How Hearing Loss Sneaks Up on You

Would you know if a sound is loud enough to damage your hearing? Evidence shows that you could be ruining your hearing without even knowing.

Most noise-induced hearing loss is not caused by a sudden loud sound (although it can be) but by exposure to louder-than-recommended noise over a long period of time. Because this type of hearing loss happens gradually, many people don’t realise they are affected until it’s too late.

Who is at risk?

Workers in certain industries are known to be at risk for hearing loss, which is why there is legislation in place for industries such as manufacturing and construction.

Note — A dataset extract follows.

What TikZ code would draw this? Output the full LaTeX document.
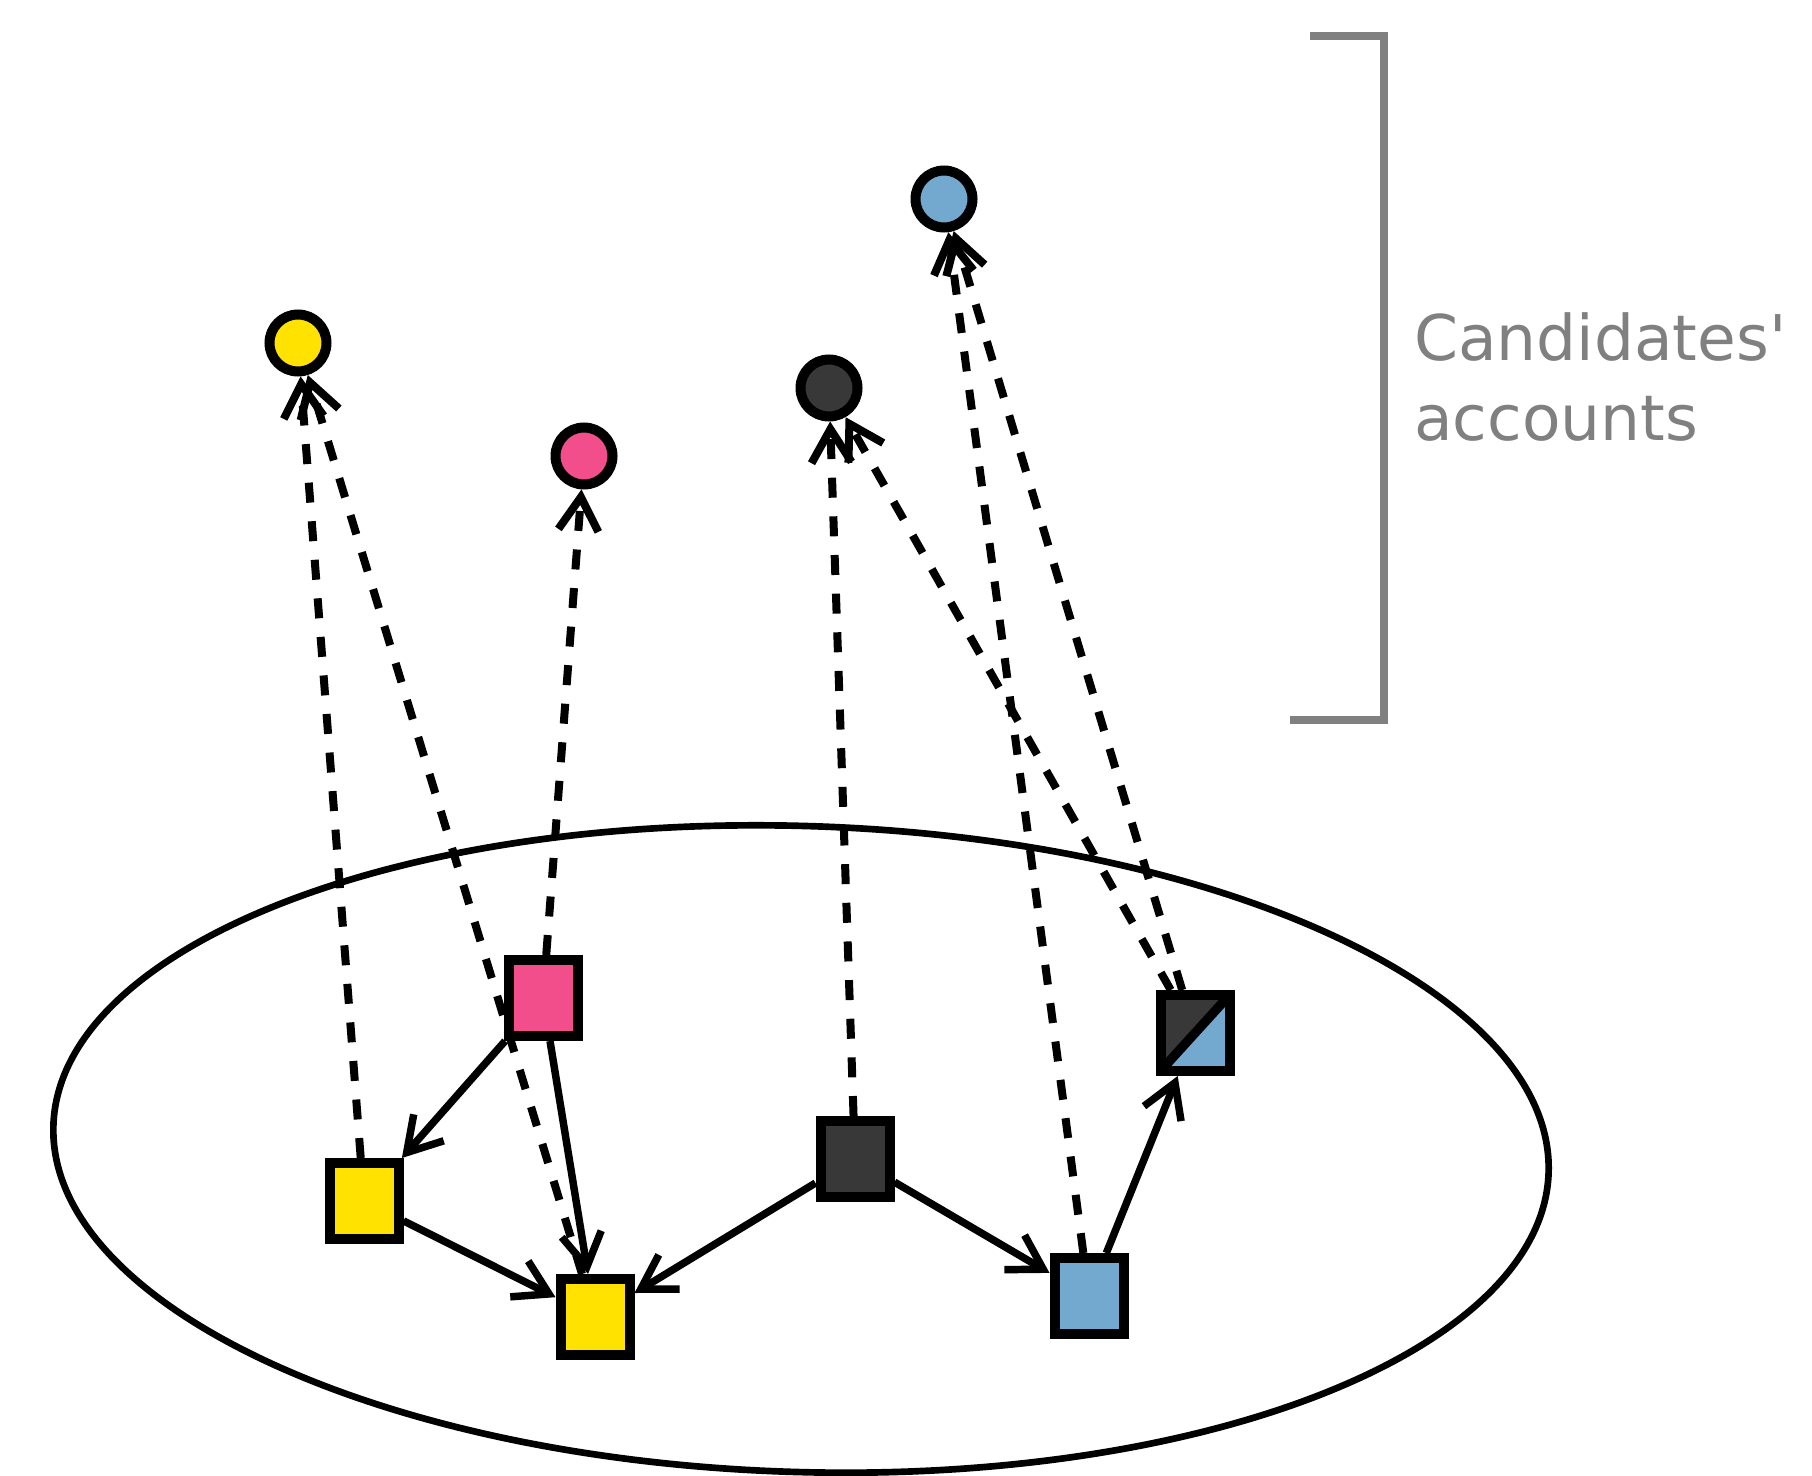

If you are in one of those industries, your employer would have control measures to reduce the risk, and you must always wear any PPE provided to protect your ears.

But it is not just workplaces that are potentially hazardous to your hearing.

A report by the World Health Organization estimates that nearly half of those aged between 12 and 35 – or 1.1 billion people – are at risk of hearing loss due to prolonged exposure to loud sounds, including music they listen to through personal audio devices.

We already live in a noisy world, but by listening to music or watching videos using headphones, you can be amplifying the noise and causing damage to your ears.

“People generally don’t know about safe listening levels, and in a culture where headphones are everywhere, that’s dangerous,” says UK audiology specialist Francesca Oliver. “If you have a particularly noisy commute and turn the music up to hear it, try listening to it at that volume in a quiet room. It’s painfully loud. So imagine what that’s doing to your ears.”

How loud is too loud?

Sound is measured in units called decibels (dB). Most audiologists agree that sounds at or below 70dB (a dishwasher or shower for example) are unlikely to cause hearing loss even after long exposure. The ‘safe sound threshold’ is 80 to 85dB (kitchen blender, vacuum cleaner, or alarm clock). After eight hours’ exposure to 85dB, your hearing can be damaged.

After that, each increment of 3dB doubles the pressure. A hairdryer is a surprising 90dB, a nightclub or MP3 player at full blast is around 100dB, while a rock concert is 110dB. The louder the sound, the shorter the amount of time it takes for hearing damage to occur. If you know you are heading to a loud environment, take some earplugs that filter loud sounds.